Le corps, parfois, pire ennemi des besoins de l’esprit, la maladie contraint le troubadour de baisser les voiles. Il choisit donc les Marquises pour s’installer et retrouver dans la sauvagerie innée de ces iles sa tranquillité perdue et tant recherchée. Il y compose son dernier album, portant le titre « Les Marquises ». Il tire sa révérence peu après, en disant à ses amis restés à son chevet : « Je ne vous quitterai pas ». La promesse est tenue, effectivement, Jacques Brel, l’un des plus grands artistes de la chanson française, ne nous a pas quittés. Son œuvre et sa vie n’ont jamais perdu de leur flamme et l’amour dont il fut choyé de son vivant n’a été altéré ni par le temps ni par sa disparition physique.
Les poètes ne meurent jamais; leur œuvre, tel un Livre sacré, veille sur leur immortalité et les empêche de disparaître dans les flots de l’oubli.

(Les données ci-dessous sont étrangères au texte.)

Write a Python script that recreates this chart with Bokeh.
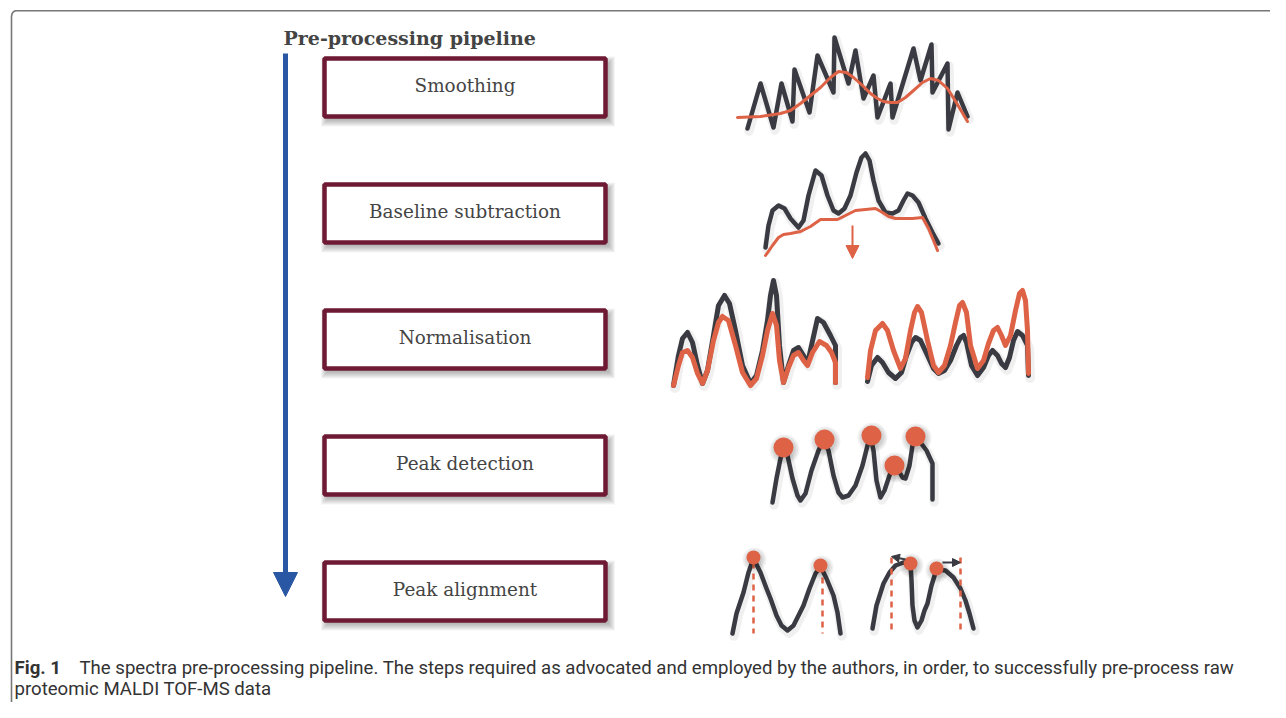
from bokeh.plotting import figure
from bokeh.models import Range1d, Arrow, NormalHead
from bokeh.core.properties import value
from bokeh.embed import file_html
from bokeh.resources import INLINE

# ---------------- data ----------------
steps = ["Smoothing", "Baseline subtraction", "Normalisation", "Peak detection", "Peak alignment"]
step_y = [87, 213, 339, 465, 591]
title = "Pre-processing pipeline"
caption_bold = "Fig. 1"
caption_1 = "The spectra pre-processing pipeline. The steps required as advocated and employed by the authors, in order, to successfully pre-process raw"
caption_2 = "proteomic MALDI TOF-MS data"

# Smoothing: raw noisy spectrum and smoothed spectrum
smooth_raw_x = [747, 760, 773, 781, 792, 794, 809, 817, 833, 834, 848, 855, 863, 873, 877, 890, 892, 913, 920, 931, 932, 947, 948, 957, 967]
smooth_raw_y = [128, 83, 127, 83, 121, 69, 112, 55, 92, 37, 83, 50, 98, 75, 117, 83, 117, 48, 80, 44, 92, 63, 129, 92, 116]
smooth_fit_x = [737, 760, 780, 790, 800, 810, 820, 830, 838, 846, 853, 862, 870, 877, 883, 890, 897, 905, 913, 922, 930, 938, 947, 957, 967]
smooth_fit_y = [117, 116, 113, 110, 103, 95, 87, 77, 71, 72, 77, 85, 93, 98, 101, 102, 102, 97, 90, 82, 78, 80, 88, 104, 121]

# Baseline subtraction: spectrum and estimated baseline
base_spec_x = [765, 768, 772, 778, 784, 790, 798, 803, 808, 815, 821, 827, 833, 838, 844, 850, 856, 861, 865, 869, 873, 878, 885, 892, 898, 903, 907, 912, 918, 925, 932, 938]
base_spec_y = [247, 225, 210, 205, 208, 218, 227, 220, 195, 170, 175, 195, 210, 213, 208, 195, 172, 157, 153, 160, 180, 200, 212, 213, 210, 200, 193, 195, 202, 218, 232, 243]
base_line_x = [765, 772, 778, 783, 790, 800, 810, 820, 830, 837, 845, 855, 865, 875, 882, 888, 895, 903, 912, 922, 928, 933, 937]
base_line_y = [255, 245, 237, 234, 233, 231, 226, 219, 219, 219, 215, 210, 209, 208, 212, 216, 218, 218, 218, 217, 228, 240, 250]
base_arrow = [852, 225, 852, 258]

# Normalisation: two panels, dark = spectrum A, red = spectrum B
norm_l_dark_x = [673, 678, 682, 687, 692, 697, 702, 707, 713, 718, 724, 729, 735, 742, 750, 756, 762, 767, 770, 773, 776, 779, 783, 788, 793, 798, 803, 807, 811, 817, 823, 830, 835, 835]
norm_l_dark_y = [385, 355, 338, 332, 342, 365, 383, 370, 335, 305, 295, 303, 330, 365, 383, 375, 350, 320, 295, 280, 295, 345, 382, 365, 350, 347, 355, 363, 345, 318, 322, 335, 345, 382]
norm_l_red_x = [673, 678, 682, 687, 692, 697, 702, 707, 713, 718, 722, 728, 735, 742, 750, 756, 762, 767, 772, 776, 779, 783, 788, 793, 798, 803, 807, 812, 819, 826, 831, 835, 835]
norm_l_red_y = [385, 365, 352, 350, 357, 373, 383, 370, 340, 322, 316, 320, 345, 372, 385, 378, 355, 330, 313, 325, 360, 382, 367, 355, 352, 360, 365, 352, 341, 345, 352, 362, 382]
norm_r_dark_x = [867, 871, 877, 882, 888, 895, 901, 906, 911, 915, 920, 927, 933, 938, 944, 950, 956, 960, 963, 966, 971, 977, 983, 988, 992, 997, 1001, 1005, 1009, 1013, 1017, 1022, 1027, 1028]
norm_r_dark_y = [381, 365, 357, 362, 372, 378, 372, 355, 342, 337, 340, 355, 368, 373, 370, 360, 345, 337, 335, 342, 365, 375, 367, 355, 350, 355, 363, 367, 357, 340, 331, 335, 345, 375]
norm_r_red_x = [867, 870, 875, 882, 887, 893, 900, 905, 910, 914, 917, 921, 927, 933, 938, 944, 950, 955, 959, 962, 966, 970, 977, 983, 988, 993, 997, 1001, 1005, 1010, 1015, 1019, 1022, 1025, 1027, 1028]
norm_r_red_y = [377, 350, 330, 323, 330, 350, 368, 358, 330, 312, 306, 312, 340, 365, 372, 365, 345, 322, 305, 302, 312, 345, 368, 360, 343, 330, 327, 335, 345, 335, 310, 293, 290, 300, 330, 373]

# Peak detection
peak_x = [772, 776, 780, 783, 787, 792, 797, 800, 805, 811, 818, 823, 828, 833, 838, 842, 848, 855, 862, 867, 870, 873, 876, 880, 884, 889, 893, 898, 902, 905, 909, 912, 914, 920, 926, 932, 932]
peak_y = [502, 478, 458, 448, 455, 478, 495, 500, 493, 470, 450, 440, 450, 475, 492, 497, 495, 485, 465, 445, 436, 450, 480, 497, 490, 475, 465, 470, 477, 478, 465, 445, 437, 442, 450, 463, 499]
peak_dot_x = [783, 824, 871, 894, 915]
peak_dot_y = [447, 439, 435, 465, 436]

# Peak alignment
align_l_x = [732, 736, 743, 748, 753, 760, 766, 770, 776, 781, 787, 793, 798, 803, 809, 815, 820, 826, 833, 837, 840]
align_l_y = [633, 613, 592, 572, 558, 572, 588, 598, 615, 625, 630, 625, 615, 605, 588, 573, 566, 578, 595, 612, 633]
align_r_x = [872, 876, 883, 889, 895, 903, 910, 911, 912, 914, 917, 921, 924, 927, 931, 936, 945, 953, 960, 965, 969, 973]
align_r_y = [628, 605, 583, 572, 565, 562, 563, 580, 605, 620, 627, 620, 610, 603, 585, 569, 570, 577, 588, 600, 613, 628]
align_dot_x = [753, 820, 910, 936]
align_dot_y = [557, 565, 563, 568]
align_ref_x = [753, 822, 891, 960]
align_ref_top = [562, 566, 557, 557]
align_ref_bottom = [633, 633, 633, 633]
align_shift_x0 = [905, 942]
align_shift_y0 = [559, 562]
align_shift_x1 = [891, 960]
align_shift_y1 = [556, 562]

# ---------------- styles ----------------
DARK = "#3a3b42"
RED = "#de6245"
MAROON = "#6e1a34"
BLUE = "#2a57a3"

p = figure(width=1270, height=702, x_range=Range1d(0, 1270), y_range=Range1d(702, 0),
           output_backend="svg", toolbar_location=None, min_border=0,
           x_axis_location=None, y_axis_location=None)
p.grid.visible = False
p.outline_line_color = None
p.background_fill_color = "white"

# frame
p.line([11, 11, 11.6, 13, 15, 1270], [702, 16, 13, 11.3, 10.3, 10.3], line_color="#777777", line_width=1.6)

# title
p.text(x=[283], y=[37], text=[title], text_font=value("DejaVu Serif"), text_font_size=value("19px"),
       text_font_style="bold", text_color="#444444", text_align="left", text_baseline="middle")

# blue pipeline arrow
p.add_layout(Arrow(end=NormalHead(size=24, fill_color=BLUE, line_color=BLUE),
                   x_start=285, y_start=53, x_end=285, y_end=596,
                   line_color=BLUE, line_width=5))

# boxes with soft shadows
bx = [464.5] * len(steps)
for k in range(7):
    p.rect(x=[v + 3 for v in bx], y=[v + 4 for v in step_y], width=282 + 2 * k, height=58 + 2 * k,
           fill_color="#000000", fill_alpha=0.045, line_color=None)
p.rect(x=bx, y=step_y, width=281, height=58, fill_color="white", line_color=MAROON, line_width=4.5)
p.text(x=bx, y=[v - 2 for v in step_y], text=steps, text_font=value("DejaVu Serif"),
       text_font_size=value("18.4px"), text_color="#444444", text_align="center", text_baseline="middle")

def curve(xs, ys, color, w):
    p.line([v + 1.5 for v in xs], [v + 2.5 for v in ys], line_color="#000000", line_alpha=0.06,
           line_width=w + 5, line_join="round", line_cap="round")
    p.line(xs, ys, line_color=color, line_width=w, line_join="round", line_cap="round")

# smoothing
curve(smooth_raw_x, smooth_raw_y, DARK, 4.5)
p.line(smooth_fit_x, smooth_fit_y, line_color=RED, line_width=3, line_join="round", line_cap="round")

# baseline
curve(base_spec_x, base_spec_y, DARK, 4.5)
p.line(base_line_x, base_line_y, line_color=RED, line_width=3, line_join="round", line_cap="round")
p.add_layout(Arrow(end=NormalHead(size=13, fill_color=RED, line_color=RED),
                   x_start=base_arrow[0], y_start=base_arrow[1], x_end=base_arrow[2], y_end=base_arrow[3],
                   line_color=RED, line_width=2))

# normalisation
curve(norm_l_dark_x, norm_l_dark_y, DARK, 5)
p.line(norm_l_red_x, norm_l_red_y, line_color=RED, line_width=5, line_join="round", line_cap="round")
curve(norm_r_dark_x, norm_r_dark_y, DARK, 5)
p.line(norm_r_red_x, norm_r_red_y, line_color=RED, line_width=5, line_join="round", line_cap="round")

# peak detection
curve(peak_x, peak_y, DARK, 4.5)
for k in range(4):
    p.scatter(x=[v + 1 for v in peak_dot_x], y=[v + 2 for v in peak_dot_y], size=21 + 3 * k,
              fill_color="#000000", fill_alpha=0.05, line_color=None)
p.scatter(x=peak_dot_x, y=peak_dot_y, size=20, fill_color=RED, line_color=None)

# peak alignment
curve(align_l_x, align_l_y, DARK, 4.5)
curve(align_r_x, align_r_y, DARK, 4.5)
p.segment(x0=align_ref_x, y0=align_ref_top, x1=align_ref_x, y1=align_ref_bottom,
          line_color=RED, line_width=2.5, line_dash="6 5")
for k in range(4):
    p.scatter(x=[v + 1 for v in align_dot_x], y=[v + 2 for v in align_dot_y], size=15 + 3 * k,
              fill_color="#000000", fill_alpha=0.05, line_color=None)
p.scatter(x=align_dot_x, y=align_dot_y, size=14, fill_color=RED, line_color=None)
for i in range(len(align_shift_x0)):
    p.add_layout(Arrow(end=NormalHead(size=8, fill_color=DARK, line_color=DARK),
                       x_start=align_shift_x0[i], y_start=align_shift_y0[i],
                       x_end=align_shift_x1[i], y_end=align_shift_y1[i],
                       line_color=DARK, line_width=1.8))

# caption
p.text(x=[14], y=[667], text=[caption_bold], text_font=value("Roboto"), text_font_size=value("18.6px"),
       text_font_style="bold", text_color="#333333", text_align="left", text_baseline="middle")
p.text(x=[79], y=[667], text=[caption_1], text_font=value("Roboto"), text_font_size=value("18.6px"),
       text_color="#333333", text_align="left", text_baseline="middle")
p.text(x=[14], y=[688], text=[caption_2], text_font=value("Roboto"), text_font_size=value("18.6px"),
       text_color="#333333", text_align="left", text_baseline="middle")

open("out.html", "w").write(file_html(p, INLINE))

Le voilà, enfin, arrivé à bon port, après une vie tumultueuse. Sa quête se poursuit probablement, celle de:
Rêver un impossible rêve
Porter le chagrin des départs
Brûler d’une possible fièvre
Partir où personne ne part
Aimer jusqu’à la déchirure
Aimer, même trop, même mal
Tenter sans forces et sans armure
D’atteindre l’inaccessible étoile
Telle est ma quête, suivre l’étoile
Peu m’importe mes chances, peu m’importe le temps
…Et les villes s’éclabousseraient de bleu
Parce qu’un malheureux
Brûle encore, bien qu’ayant tout brûlé
Brûle encore, même trop, même mal
Pour atteindre, à s’en écarteler,
Pour atteindre l’inaccessible étoile.